## EXERCISE PROMPT
Copy out exactly the lines from the one holding "Write the seaborn" through the one holding "minor_years = [1900, 1920, 1940, 1960, 1980, 2000]", ends included; omit images.
'''
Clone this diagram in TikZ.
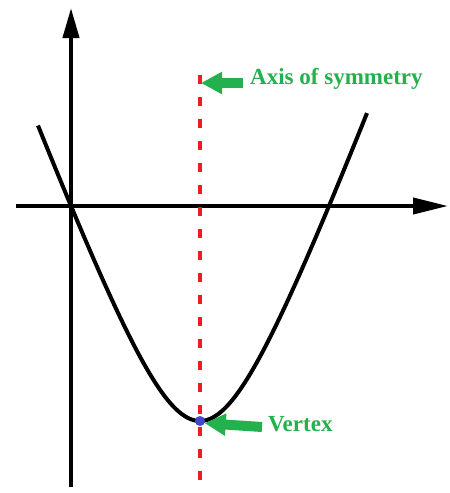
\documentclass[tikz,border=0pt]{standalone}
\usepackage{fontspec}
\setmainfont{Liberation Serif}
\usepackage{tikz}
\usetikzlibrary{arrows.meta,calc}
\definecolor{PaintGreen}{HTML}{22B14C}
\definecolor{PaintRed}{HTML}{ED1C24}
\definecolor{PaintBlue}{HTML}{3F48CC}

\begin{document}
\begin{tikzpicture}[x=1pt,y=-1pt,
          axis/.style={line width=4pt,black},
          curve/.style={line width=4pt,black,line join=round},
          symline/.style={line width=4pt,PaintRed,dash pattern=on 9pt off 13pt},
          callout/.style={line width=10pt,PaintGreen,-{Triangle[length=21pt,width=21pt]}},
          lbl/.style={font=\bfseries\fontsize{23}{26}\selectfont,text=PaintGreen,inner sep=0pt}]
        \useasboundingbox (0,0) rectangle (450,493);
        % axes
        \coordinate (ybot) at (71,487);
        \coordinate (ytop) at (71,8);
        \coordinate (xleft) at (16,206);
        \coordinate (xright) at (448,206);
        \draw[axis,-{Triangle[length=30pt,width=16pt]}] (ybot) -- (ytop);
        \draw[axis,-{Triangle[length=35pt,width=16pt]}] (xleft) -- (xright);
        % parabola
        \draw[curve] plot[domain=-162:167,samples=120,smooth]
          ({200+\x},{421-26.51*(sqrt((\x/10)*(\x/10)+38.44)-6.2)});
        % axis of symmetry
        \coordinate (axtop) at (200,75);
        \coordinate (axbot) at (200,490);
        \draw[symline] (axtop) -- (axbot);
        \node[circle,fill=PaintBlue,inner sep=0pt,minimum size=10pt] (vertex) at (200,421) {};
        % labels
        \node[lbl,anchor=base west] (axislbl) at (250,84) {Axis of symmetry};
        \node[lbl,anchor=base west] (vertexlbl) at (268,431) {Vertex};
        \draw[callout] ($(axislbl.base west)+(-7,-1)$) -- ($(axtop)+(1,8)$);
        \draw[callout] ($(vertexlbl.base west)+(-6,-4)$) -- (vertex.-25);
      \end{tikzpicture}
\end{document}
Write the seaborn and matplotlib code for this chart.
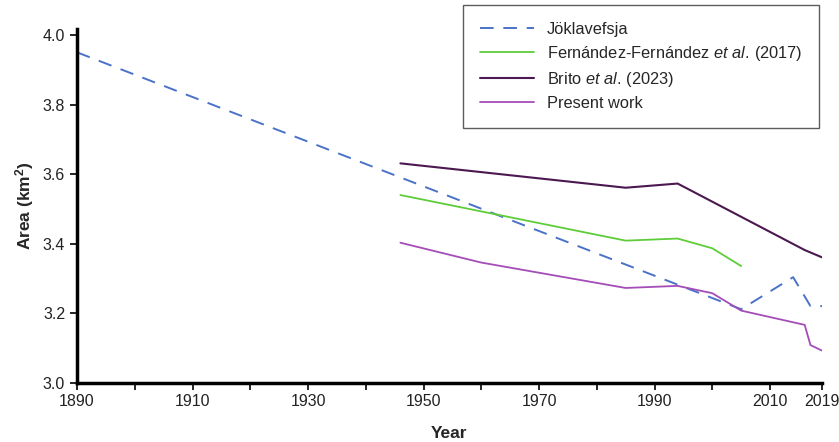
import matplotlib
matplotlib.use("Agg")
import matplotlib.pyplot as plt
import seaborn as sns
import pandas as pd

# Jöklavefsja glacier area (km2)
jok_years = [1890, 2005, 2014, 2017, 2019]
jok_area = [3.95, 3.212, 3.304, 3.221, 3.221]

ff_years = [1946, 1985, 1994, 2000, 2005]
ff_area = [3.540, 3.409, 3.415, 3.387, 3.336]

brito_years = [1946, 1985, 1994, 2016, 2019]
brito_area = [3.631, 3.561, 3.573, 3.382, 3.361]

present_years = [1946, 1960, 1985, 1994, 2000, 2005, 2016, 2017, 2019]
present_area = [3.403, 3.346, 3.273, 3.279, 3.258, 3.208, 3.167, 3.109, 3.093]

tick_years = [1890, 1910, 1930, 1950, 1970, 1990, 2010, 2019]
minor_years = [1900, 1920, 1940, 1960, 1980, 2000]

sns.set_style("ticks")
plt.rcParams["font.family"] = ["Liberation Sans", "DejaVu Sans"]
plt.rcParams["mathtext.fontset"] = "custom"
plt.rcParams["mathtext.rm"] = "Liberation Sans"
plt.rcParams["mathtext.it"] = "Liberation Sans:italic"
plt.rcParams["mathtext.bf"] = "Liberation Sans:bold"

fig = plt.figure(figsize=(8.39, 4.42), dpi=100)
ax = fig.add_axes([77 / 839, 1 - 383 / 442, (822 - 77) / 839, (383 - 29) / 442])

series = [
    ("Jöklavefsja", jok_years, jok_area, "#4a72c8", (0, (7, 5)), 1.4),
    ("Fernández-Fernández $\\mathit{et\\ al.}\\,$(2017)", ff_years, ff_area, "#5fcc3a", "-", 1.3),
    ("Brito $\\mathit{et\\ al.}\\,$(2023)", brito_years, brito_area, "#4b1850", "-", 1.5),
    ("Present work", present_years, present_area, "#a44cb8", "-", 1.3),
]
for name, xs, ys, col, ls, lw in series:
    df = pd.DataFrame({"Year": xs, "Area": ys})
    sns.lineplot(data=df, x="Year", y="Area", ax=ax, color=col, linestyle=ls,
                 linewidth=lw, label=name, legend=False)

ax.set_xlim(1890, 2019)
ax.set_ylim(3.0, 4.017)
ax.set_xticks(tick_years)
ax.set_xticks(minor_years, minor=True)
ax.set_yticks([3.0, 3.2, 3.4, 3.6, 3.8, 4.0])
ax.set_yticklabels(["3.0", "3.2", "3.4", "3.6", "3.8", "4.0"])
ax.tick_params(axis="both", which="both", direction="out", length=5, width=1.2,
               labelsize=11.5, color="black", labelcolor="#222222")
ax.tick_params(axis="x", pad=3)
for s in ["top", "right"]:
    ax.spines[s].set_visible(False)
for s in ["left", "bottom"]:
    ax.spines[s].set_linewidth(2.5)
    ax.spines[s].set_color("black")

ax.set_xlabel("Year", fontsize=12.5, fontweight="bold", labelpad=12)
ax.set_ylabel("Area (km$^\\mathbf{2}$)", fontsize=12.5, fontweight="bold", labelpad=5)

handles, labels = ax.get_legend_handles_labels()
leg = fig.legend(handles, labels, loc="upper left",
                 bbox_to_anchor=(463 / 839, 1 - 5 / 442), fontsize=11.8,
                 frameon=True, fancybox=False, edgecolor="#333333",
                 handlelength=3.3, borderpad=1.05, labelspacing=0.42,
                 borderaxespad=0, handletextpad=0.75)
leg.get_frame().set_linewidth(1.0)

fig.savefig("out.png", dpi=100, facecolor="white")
'''
## SOLVED PROBLEM
Write the seaborn and matplotlib code for this chart.
import matplotlib
matplotlib.use("Agg")
import matplotlib.pyplot as plt
import seaborn as sns
import pandas as pd

# Jöklavefsja glacier area (km2)
jok_years = [1890, 2005, 2014, 2017, 2019]
jok_area = [3.95, 3.212, 3.304, 3.221, 3.221]

ff_years = [1946, 1985, 1994, 2000, 2005]
ff_area = [3.540, 3.409, 3.415, 3.387, 3.336]

brito_years = [1946, 1985, 1994, 2016, 2019]
brito_area = [3.631, 3.561, 3.573, 3.382, 3.361]

present_years = [1946, 1960, 1985, 1994, 2000, 2005, 2016, 2017, 2019]
present_area = [3.403, 3.346, 3.273, 3.279, 3.258, 3.208, 3.167, 3.109, 3.093]

tick_years = [1890, 1910, 1930, 1950, 1970, 1990, 2010, 2019]
minor_years = [1900, 1920, 1940, 1960, 1980, 2000]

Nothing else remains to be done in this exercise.